Thursday, January 21, 2016


Academic Discourse

Academic Discourse

Academic discourse: A general term for the written language used by college and university faculty members. Some academics hold that the term should be plural, reflecting the range and variety of linguistic conventions that separate, for example, writing in psychology from that in art history. But despite wide differences in vocabulary and style, there are some agreed-upon features common to most academic prose, notably professional terminology (see JARGON) and rather strict criteria in determining the proof of an argument. In other words, academic discourse traditionally tends to subordinate rhetoric to logic, maintaining the appeal to reason as the highest standard of discursive language use.

Occasionally that standard is questioned or challenged by the scholars themselves. One example concerns the Shakespearean scholar Stephen Greenblatt, an exemplary practitioner of academic discourse in the books and articles he has written in connection with NEW HISTORICISM. In 2004, Greenblatt published a popular
biography of Shakespeare (Will in the World), in which he speculates about his subject, not only rather loosely by academic standards, but substantially contradicting the thrust of his earlier works on Shakespeare’s plays, producing a generally negative reaction among his academic peers. On the other hand, nonacademic reviewers and general readers have responded very positively to the biography, applauding the author for having “liberated Shakespeare from the professors and returning him to the people.” The controversy illustrates the differences generated by different discourses, and the perils of attempting a crossover from one to the other.
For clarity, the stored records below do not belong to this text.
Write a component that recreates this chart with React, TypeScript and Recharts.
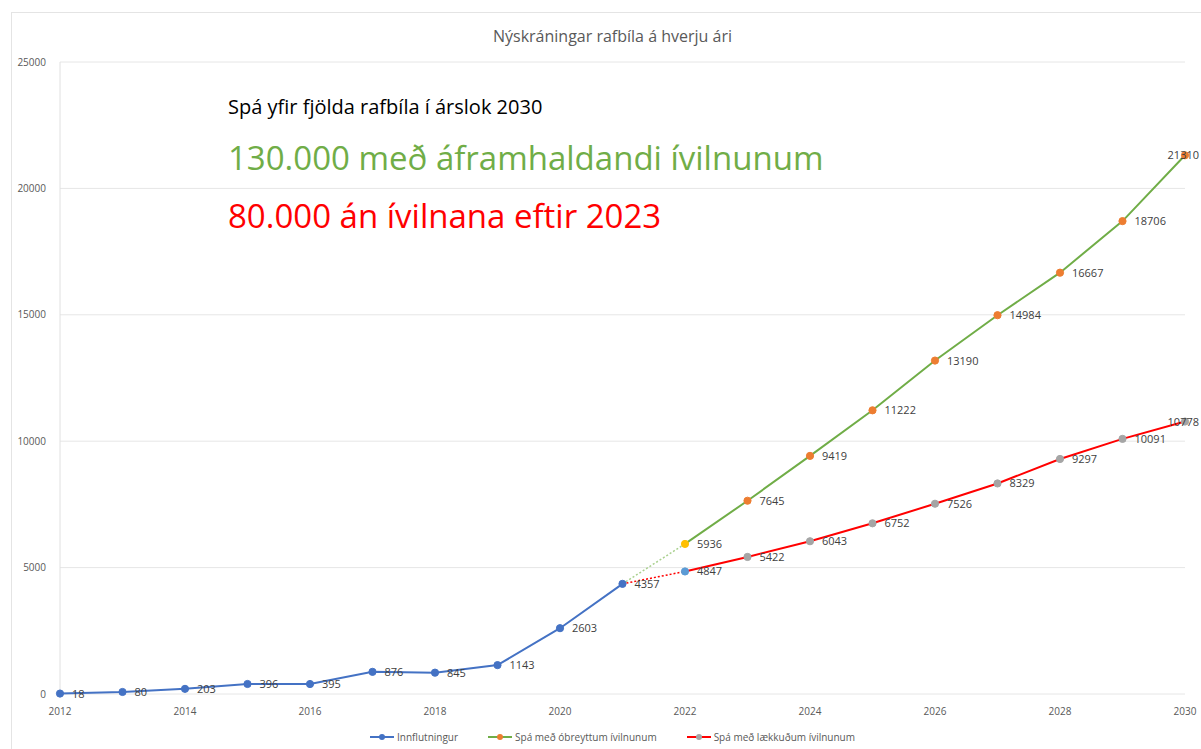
import { CartesianGrid, LabelList, Legend, Line, LineChart, XAxis, YAxis } from "recharts";

const years = [2012, 2013, 2014, 2015, 2016, 2017, 2018, 2019, 2020, 2021, 2022, 2023, 2024, 2025, 2026, 2027, 2028, 2029, 2030];
const innflutningur = [18, 80, 203, 396, 395, 876, 845, 1143, 2603, 4357];
const obreyttum = [5936, 7645, 9419, 11222, 13190, 14984, 16667, 18706, 21310];
const laekkudum = [4847, 5422, 6043, 6752, 7526, 8329, 9297, 10091, 10778];
const yTicks = [0, 5000, 10000, 15000, 20000, 25000];
const xTicks = [2012, 2014, 2016, 2018, 2020, 2022, 2024, 2026, 2028, 2030];

const BLUE = "#4472c4";
const GREEN = "#70ad47";
const RED = "#ff0000";
const ORANGE = "#ed7d31";
const GOLD = "#ffc000";
const GREY = "#a5a5a5";
const LIGHTBLUE = "#5b9bd5";
const FONT = "'Open Sans', 'Liberation Sans', sans-serif";

const forecastStart = innflutningur.length; // index of 2022
const lastIndex = years.length - 1;
const data = years.map((year, i) => {
  const f = i - forecastStart;
  return {
    year,
    innflutningur: i < forecastStart ? innflutningur[i] : undefined,
    obreyttum: f >= 0 ? obreyttum[f] : undefined,
    laekkudum: f >= 0 ? laekkudum[f] : undefined,
    // dotted links from the last actual year to the first forecast year
    greenLink: i === forecastStart - 1 ? innflutningur[i] : f === 0 ? obreyttum[0] : undefined,
    redLink: i === forecastStart - 1 ? innflutningur[i] : f === 0 ? laekkudum[0] : undefined,
  };
});

const makeDot = (color: string, firstColor: string) => (props: any) => {
  const { cx, cy, index, value } = props;
  if (value == null || cx == null || cy == null) return <g key={`d${index}`} />;
  const fill = index === forecastStart ? firstColor : color;
  return <circle key={`d${index}`} cx={cx} cy={cy} r={3.6} fill={fill} stroke={fill} />;
};

// value label to the right of the point; the last one is pulled in so it stays on the page
const PointLabel = (props: any) => {
  const { x, y, value, index } = props;
  if (value == null) return null;
  const last = index === lastIndex;
  return (
    <text
      x={last ? 1199 : x + 12}
      y={y + 4}
      textAnchor={last ? "end" : "start"}
      fontSize={11}
      fill="#404040"
      fontFamily={FONT}
    >
      {value}
    </text>
  );
};

const legendItems = [
  { name: "Innflutningur", line: BLUE, dot: BLUE },
  { name: "Spá með óbreyttum ívilnunum", line: GREEN, dot: ORANGE },
  { name: "Spá með lækkuðum ívilnunum", line: RED, dot: GREY },
];

function ChartLegend() {
  return (
    <div style={{ display: "flex", justifyContent: "center", gap: 30, fontFamily: FONT, fontSize: 10, color: "#595959", paddingLeft: 40, paddingTop: 16 }}>
      {legendItems.map((it) => (
        <span key={it.name} style={{ display: "flex", alignItems: "center", gap: 3 }}>
          <svg width={24} height={10}>
            <line x1={0} y1={5} x2={24} y2={5} stroke={it.line} strokeWidth={2} />
            <circle cx={12} cy={5} r={3} fill={it.dot} />
          </svg>
          {it.name}
        </span>
      ))}
    </div>
  );
}

export default function App() {
  return (
    <div style={{ position: "fixed", left: 0, top: 0, width: 1201, height: 749, background: "#fff", overflow: "hidden" }}>
      <div style={{ position: "absolute", left: 11, top: 12, width: 1200, height: 740, border: "1px solid #e4e4e4" }} />
      <div style={{ position: "absolute", top: 25, left: 0, width: 1225, textAlign: "center", fontFamily: FONT, fontSize: 16, color: "#595959" }}>
        Nýskráningar rafbíla á hverju ári
      </div>
      <LineChart width={1201} height={749} data={data} margin={{ top: 62, right: 16, left: 0, bottom: 12 }} style={{ position: "absolute", left: 0, top: 0 }}>
        <CartesianGrid stroke="#e6e6e6" vertical={false} />
        <XAxis
          dataKey="year"
          type="number"
          domain={[2012, 2030]}
          ticks={xTicks}
          tick={{ fill: "#595959", fontSize: 10, fontFamily: FONT }}
          tickLine={false}
          axisLine={false}
          height={20}
          tickMargin={8}
        />
        <YAxis
          domain={[0, 25000]}
          ticks={yTicks}
          tick={{ fill: "#595959", fontSize: 10, fontFamily: FONT }}
          tickLine={false}
          axisLine={{ stroke: "#e0e0e0" }}
          width={60}
          tickMargin={8}
        />
        <Legend verticalAlign="bottom" height={23} content={() => <ChartLegend />} />
        <Line dataKey="greenLink" stroke="#a9d08e" strokeWidth={1.5} strokeDasharray="2 2" dot={false} legendType="none" isAnimationActive={false} />
        <Line dataKey="redLink" stroke={RED} strokeWidth={1.5} strokeDasharray="2 2" dot={false} legendType="none" isAnimationActive={false} />
        <Line dataKey="innflutningur" stroke={BLUE} strokeWidth={2} dot={makeDot(BLUE, BLUE)} isAnimationActive={false}>
          <LabelList dataKey="innflutningur" content={PointLabel} />
        </Line>
        <Line dataKey="obreyttum" stroke={GREEN} strokeWidth={2} dot={makeDot(ORANGE, GOLD)} isAnimationActive={false}>
          <LabelList dataKey="obreyttum" content={PointLabel} />
        </Line>
        <Line dataKey="laekkudum" stroke={RED} strokeWidth={2} dot={makeDot(GREY, LIGHTBLUE)} isAnimationActive={false}>
          <LabelList dataKey="laekkudum" content={PointLabel} />
        </Line>
      </LineChart>
      <div style={{ position: "absolute", left: 228, top: 93, fontFamily: FONT, fontSize: 20, color: "#000" }}>
        Spá yfir fjölda rafbíla í árslok 2030
      </div>
      <div style={{ position: "absolute", left: 228, top: 135, fontFamily: FONT, fontSize: 33, color: GREEN }}>
        130.000 með áframhaldandi ívilnunum
      </div>
      <div style={{ position: "absolute", left: 228, top: 193, fontFamily: FONT, fontSize: 33, color: RED }}>
        80.000 án ívilnana eftir 2023
      </div>
    </div>
  );
}
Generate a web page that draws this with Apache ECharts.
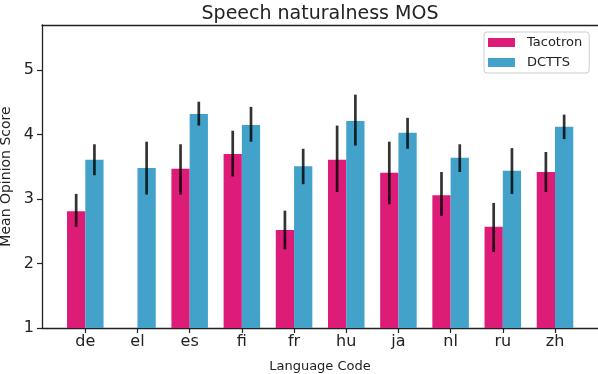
<!DOCTYPE html>
<html>
<head>
<meta charset="utf-8">
<script src="https://cdn.jsdelivr.net/npm/echarts@6/dist/echarts.min.js"></script>
<style>
  html, body { margin: 0; padding: 0; background: #fff; }
  #chart { width: 598px; height: 374px; }
</style>
</head>
<body>
<div id="chart"></div>
<script>
// language codes on the x axis
const languages = ['de', 'el', 'es', 'fi', 'fr', 'hu', 'ja', 'nl', 'ru', 'zh'];

// mean opinion scores (null = no Tacotron result for el)
const tacotron     = [2.81, null, 3.47, 3.70, 2.52, 3.61, 3.41, 3.06, 2.57, 3.42];
const tacotronLow  = [2.57, null, 3.07, 3.35, 2.22, 3.11, 2.92, 2.74, 2.18, 3.11];
const tacotronHigh = [3.08, null, 3.85, 4.06, 2.82, 4.14, 3.89, 3.42, 2.94, 3.73];

const dctts     = [3.61, 3.48, 4.32, 4.15, 3.51, 4.21, 4.03, 3.64, 3.44, 4.12];
const dcttsLow  = [3.37, 3.07, 4.14, 3.89, 3.23, 3.83, 3.78, 3.42, 3.08, 3.93];
const dcttsHigh = [3.85, 3.89, 4.51, 4.43, 3.78, 4.62, 4.26, 3.85, 3.79, 4.31];

const yTicks = [1, 2, 3, 4, 5];

const PINK = '#dd1c77';
const BLUE = '#43a2ca';
const FONT = 'DejaVu Sans';

function errData(low, high) {
    return low.map((lo, i) => lo == null ? null : [i, lo, high[i]]).filter(d => d !== null);
}

// side: -1 = left bar (Tacotron), +1 = right bar (DCTTS)
function errRenderer(side) {
    return function (params, api) {
        const band = api.size([1, 0])[0];
        const shift = side * band * 0.175;
        const top = api.coord([api.value(0), api.value(2)]);
        const bottom = api.coord([api.value(0), api.value(1)]);
        return {
            type: 'line',
            shape: { x1: top[0] + shift, y1: top[1], x2: bottom[0] + shift, y2: bottom[1] },
            style: { stroke: 'rgba(0,0,0,0.8)', lineWidth: 2.7 }
        };
    };
}

const chart = echarts.init(document.getElementById('chart'), null, { renderer: 'canvas' });

const option = {
    animation: false,
    backgroundColor: '#fff',
    textStyle: { fontFamily: FONT },
    title: {
        text: 'Speech naturalness MOS',
        left: 315,
        textAlign: 'center',
        top: 0,
        textStyle: { fontFamily: FONT, fontSize: 19, fontWeight: 'normal', color: '#222' }
    },
    legend: {
        orient: 'vertical',
        left: 484,
        top: 32,
        padding: [3, 7, 3, 4],
        itemGap: 5,
        itemWidth: 27,
        itemHeight: 9,
        borderColor: '#cccccc',
        borderWidth: 1,
        borderRadius: 3,
        backgroundColor: 'rgba(255,255,255,0.8)',
        icon: 'rect',
        textStyle: { fontFamily: FONT, fontSize: 13, color: '#222', lineHeight: 15, padding: [0, 0, 0, 7] },
        data: ['Tacotron', 'DCTTS']
    },
    grid: [
        // frame grid: spans the full axes area
        { left: 42, right: 0, top: 25, bottom: 46, outerBoundsMode: 'none' },
        // bar grid: narrower so that category centres line up with the ticks
        { left: 59.2, right: 16.9, top: 25, bottom: 46, outerBoundsMode: 'none' }
    ],
    xAxis: [
        {
            gridIndex: 0, type: 'value', min: 0, max: 1, position: 'bottom',
            name: 'Language Code', nameLocation: 'middle', nameGap: 32,
            nameTextStyle: { fontFamily: FONT, fontSize: 13, color: '#222' },
            axisLine: { show: true, lineStyle: { color: '#222', width: 1.3 } },
            axisTick: { show: false }, axisLabel: { show: false }, splitLine: { show: false }
        },
        {
            gridIndex: 0, type: 'value', min: 0, max: 1, position: 'top',
            axisLine: { show: true, lineStyle: { color: '#222', width: 1.3 } },
            axisTick: { show: false }, axisLabel: { show: false }, splitLine: { show: false }
        },
        {
            gridIndex: 1, type: 'category', data: languages, position: 'bottom',
            axisLine: { show: false },
            axisTick: { show: true, alignWithLabel: true, length: 5, lineStyle: { color: '#222', width: 1.2 } },
            axisLabel: { fontFamily: FONT, fontSize: 16, color: '#222', margin: 6 },
            splitLine: { show: false }
        }
    ],
    yAxis: [
        {
            gridIndex: 0, type: 'value', min: 1, max: 5.7,
            name: 'Mean Opinion Score', nameLocation: 'middle', nameGap: 29,
            nameTextStyle: { fontFamily: FONT, fontSize: 14, color: '#222' },
            axisLine: { show: true, lineStyle: { color: '#222', width: 1.3 } },
            axisTick: { show: true, length: 5, customValues: yTicks, lineStyle: { color: '#222', width: 1.2 } },
            axisLabel: { fontFamily: FONT, fontSize: 16, color: '#222', margin: 8, customValues: yTicks },
            splitLine: { show: false }
        },
        {
            gridIndex: 1, type: 'value', min: 1, max: 5.7, show: false
        }
    ],
    series: [
        {
            name: 'Tacotron', type: 'bar', xAxisIndex: 2, yAxisIndex: 1,
            data: tacotron, barWidth: '35%', barGap: '0%', clip: true,
            itemStyle: { color: PINK }
        },
        {
            name: 'DCTTS', type: 'bar', xAxisIndex: 2, yAxisIndex: 1,
            data: dctts, barWidth: '35%', barGap: '0%', clip: true,
            itemStyle: { color: BLUE }
        },
        {
            type: 'custom', xAxisIndex: 2, yAxisIndex: 1, z: 5,
            renderItem: errRenderer(-1), data: errData(tacotronLow, tacotronHigh)
        },
        {
            type: 'custom', xAxisIndex: 2, yAxisIndex: 1, z: 5,
            renderItem: errRenderer(1), data: errData(dcttsLow, dcttsHigh)
        }
    ]
};

chart.setOption(option);
</script>
</body>
</html>
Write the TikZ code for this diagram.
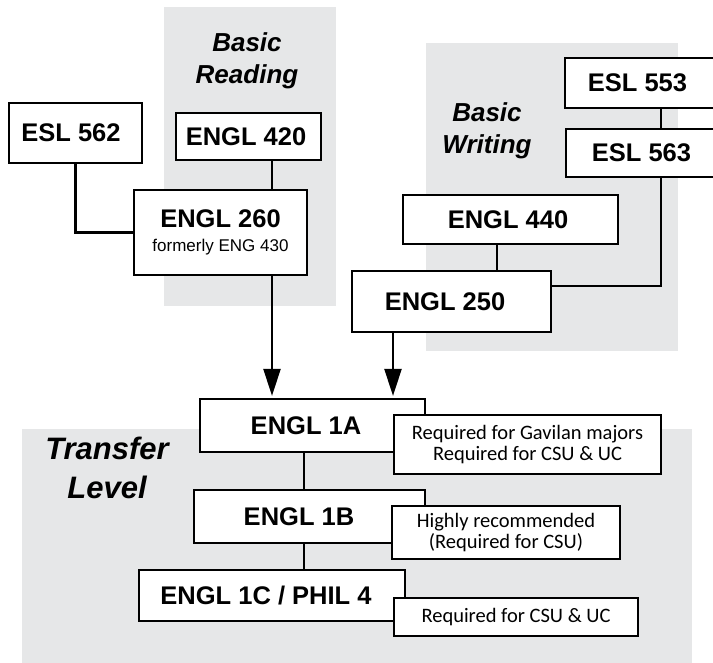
\documentclass[tikz,border=0pt]{standalone}
\usepackage{fontspec}
\setmainfont{Liberation Sans}
\newfontfamily\notefont{Carlito}
\usetikzlibrary{arrows.meta}
\definecolor{regiongray}{RGB}{230,231,232}

\tikzset{
  course/.style={draw, line width=2.2pt, fill=white, inner sep=0pt,
    font=\fontsize{25.5}{28}\selectfont\bfseries},
  note/.style={draw, line width=2.2pt, fill=white, inner sep=0pt, align=center,
    font=\fontsize{20.5}{21}\selectfont\notefont},
  heading/.style={align=center, font=\fontsize{26}{32}\selectfont\bfseries\itshape},
  link/.style={line width=2.2pt},
  down/.style={link, -{Triangle[length=27pt,width=17pt]}, shorten >=2pt}
}

\begin{document}
\begin{tikzpicture}[x=1pt, y=-1pt]
  \useasboundingbox (0,0) rectangle (713,663);
  \clip (0,0) rectangle (713,663);
  % shaded levels
  \fill[regiongray] (164,7) rectangle (336,306);
  \fill[regiongray] (426,43) rectangle (678,351);
  \fill[regiongray] (22,429) rectangle (692,663);
  \node[heading] (reading) at (247,61) {Basic\\Reading};
  \node[heading] (writing) at (487,131) {Basic\\Writing};
  \node[heading, font=\fontsize{31}{39}\selectfont\bfseries\itshape] (transfer) at (107,468) {Transfer\\Level};

  % course boxes
  \foreach \name/\x/\y/\w/\h/\dx/\txt in {
      esl562/75.5/133/133/60/-4.5/ESL 562,
      engl420/248.5/136.5/145/47/-2.5/ENGL 420,
      esl553/642.5/83/155/50/-5/ESL 553,
      esl563/643/153/154/48/-1.5/ESL 563,
      engl440/510.5/219.5/215/49/-2.5/ENGL 440,
      engl250/451.5/301.5/199/61/-6.5/ENGL 250,
      engl1a/312.5/425.5/225/53/-6.5/ENGL 1A,
      engl1b/309.5/516.5/231/53/-10.5/ENGL 1B,
      engl1c/272/595.5/266/51/-6/{ENGL 1C / PHIL 4}} {
    \node[course, minimum width=\w pt, minimum height=\h pt] (\name) at (\x,\y)
      {\kern\dx pt\txt\kern-\dx pt};
  }
  \node[course, align=center, minimum width=173pt, minimum height=85pt] (engl260) at (220.5,232.5)
    {ENGL 260\\[-4pt]{\mdseries\fontsize{17}{20}\selectfont formerly ENG 430}};

  % notes
  \node[note, minimum width=267pt, minimum height=59pt] (note1a) at (527.5,444.5)
    {Required for Gavilan majors\\Required for CSU \& UC};
  \node[note, minimum width=228pt, minimum height=53pt] (note1b) at (506,532.5)
    {Highly recommended\\(Required for CSU)};
  \node[note, minimum width=244pt, minimum height=38pt] (note1c) at (516,617)
    {Required for CSU \& UC};

  \coordinate (readrail) at (272,0);
  \coordinate (eslrail) at (661,286);
  \coordinate (wrtrail) at (497,0);
  \coordinate (drop) at (393,0);
  \coordinate (spine) at (304,0);

  \draw[link] (esl562.south) |- (engl260.west);
  \draw[link] (engl420.south -| readrail) -- (engl260.north -| readrail);
  \draw[link] (esl553.south -| eslrail) -- (esl563.north -| eslrail);
  \draw[link] (esl563.south -| eslrail) |- (eslrail -| engl250.east);
  \draw[link] (engl440.south -| wrtrail) -- (engl250.north -| wrtrail);
  \draw[down] (engl260.south -| readrail) -- (engl1a.north -| readrail);
  \draw[down] (engl250.south -| drop) -- (engl1a.north -| drop);
  \draw[link] (engl1a.south -| spine) -- (engl1b.north -| spine);
  \draw[link] (engl1b.south -| spine) -- (engl1c.north -| spine);
\end{tikzpicture}
\end{document}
In COMPOSITION STUDIES, academic discourse serves as a reminder of the gap between the expectations of the traditional college teacher and the student. The latter, particularly in a BASIC WRITING course, frequently feels overwhelmed by the attempt to mimic or imitate academic discourse in a writing assignment. The effort to sound “academic” usually results in a greater failure than had the student used his/her own “voice.” One consequence has been a growing pedagogical interest in the WRITING ACROSS THE CURRICULUM movement in an attempt to 
introduce beginning writers to the forms and conventions of the major academic disciplines.